How 3D printing built Guillermo Del Toro’s Frankenstein

Guillermo del Toro has never been one to shy away from ambitious practical effects, but his latest film Frankenstein (2025) pushes the boundaries of what’s possible when old-school craftsmanship meets cutting-edge technology. Behind those hauntingly beautiful gothic sets lies a secret weapon: 3D printing.

Netflix’s documentary Frankenstein: The Anatomy Lesson pulls back the curtain on the production, revealing how del Toro’s team used modern fabrication techniques to bring Mary Shelley’s classic tale to life in ways that would’ve been nearly impossible just a decade ago.

When miniatures aren’t  so mini

The word “miniature” doesn’t quite do justice to what the Frankenstein crew built. While the laboratory interior was constructed at full scale—complete enough to accommodate Jacob Elordi’s marathon 11-hour makeup sessions as the Creature—the exterior shots required something different.

Enter the “maxiture,” a term that perfectly describes the 30-foot gothic tower built at 1:40 scale. Model maker Ben Ressa and his team faced a classic challenge: how do you replicate the intricate details of a full-sized set on a smaller scale without spending months hand-sculpting every ornamental element?

The answer was 3D printing. By digitally scanning the life-size set, the team could reproduce exact architectural details—carved arches, relief sculptures, and ornate stonework—with perfect accuracy. “There’s some details we have that traditionally we’d have to hand-sculpt to do the match,” Ressa explains. “But now we can use 3D printers to help us.”

The result? A miniature that maintains every bit of visual complexity while dramatically reducing production time.

How 3D Printing Built Guillermo Del Toro's Frankenstein

Del Toro’s love affair with 3D tech

This isn’t del Toro’s first dance with 3D printing technology.
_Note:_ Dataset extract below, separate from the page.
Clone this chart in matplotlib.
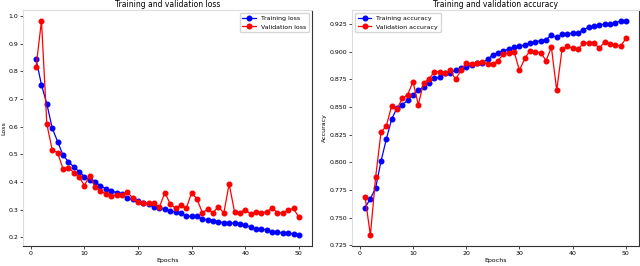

His 2023 stop-motion film Pinocchio showcased an even more intimate application of the tech. Instead of traditional clay models, the characters featured mechanical heads and silicone skin, with 3D-printed components forming the skeleton of their performances.
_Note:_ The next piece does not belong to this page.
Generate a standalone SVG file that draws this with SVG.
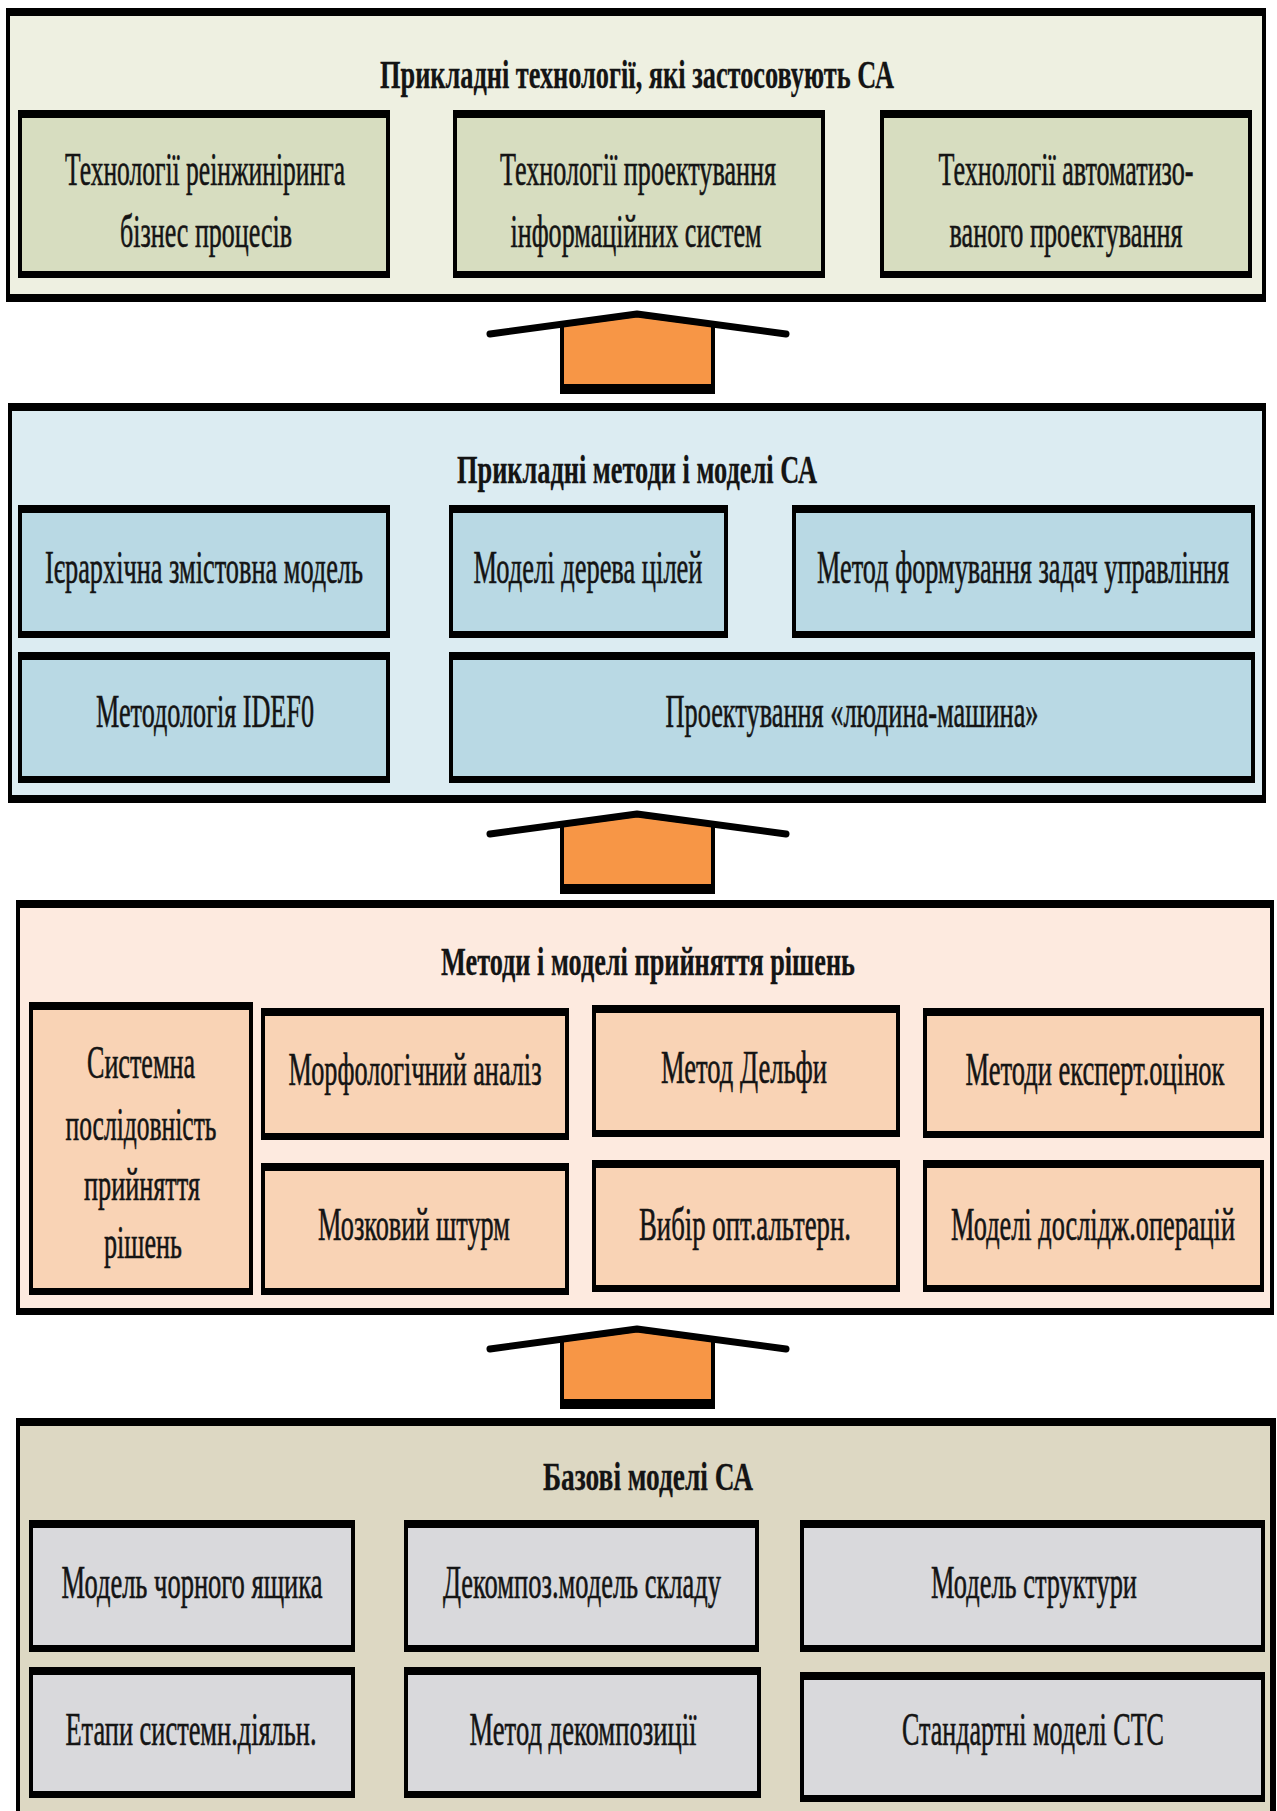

Lead fabricators Georgina Hayns and Richard Pickersgill printed everything from Pinocchio’s torso to replacement heads for different expressions, preserving fine details like the character’s vertical wood grain. The technology didn’t just speed things up—it gave animators unprecedented control over character performances, allowing the puppets to truly act rather than simply move.

A growing trend in filmmaking

Del Toro isn’t alone in embracing this technology. Animation studio LAIKA pushed 3D printing to its limits for Missing Link (2019), producing over 100,000 color-printed faces using a Stratasys J750 system. It’s a glimpse into how modern filmmaking is evolving—not abandoning practical effects, but supercharging them.

What makes del Toro’s approach special is how seamlessly he blends the old and new. The 3D-printed tower in Frankenstein doesn’t look digital or artificial. It looks handcrafted, weathered, and real—because it is, just made with tools that would seem like magic to the miniature builders of decades past.

As filmmaking technology continues to advance, directors like del Toro prove that innovation doesn’t mean sacrificing artistry. Sometimes, it means bringing your wildest gothic visions to life at 30 feet tall.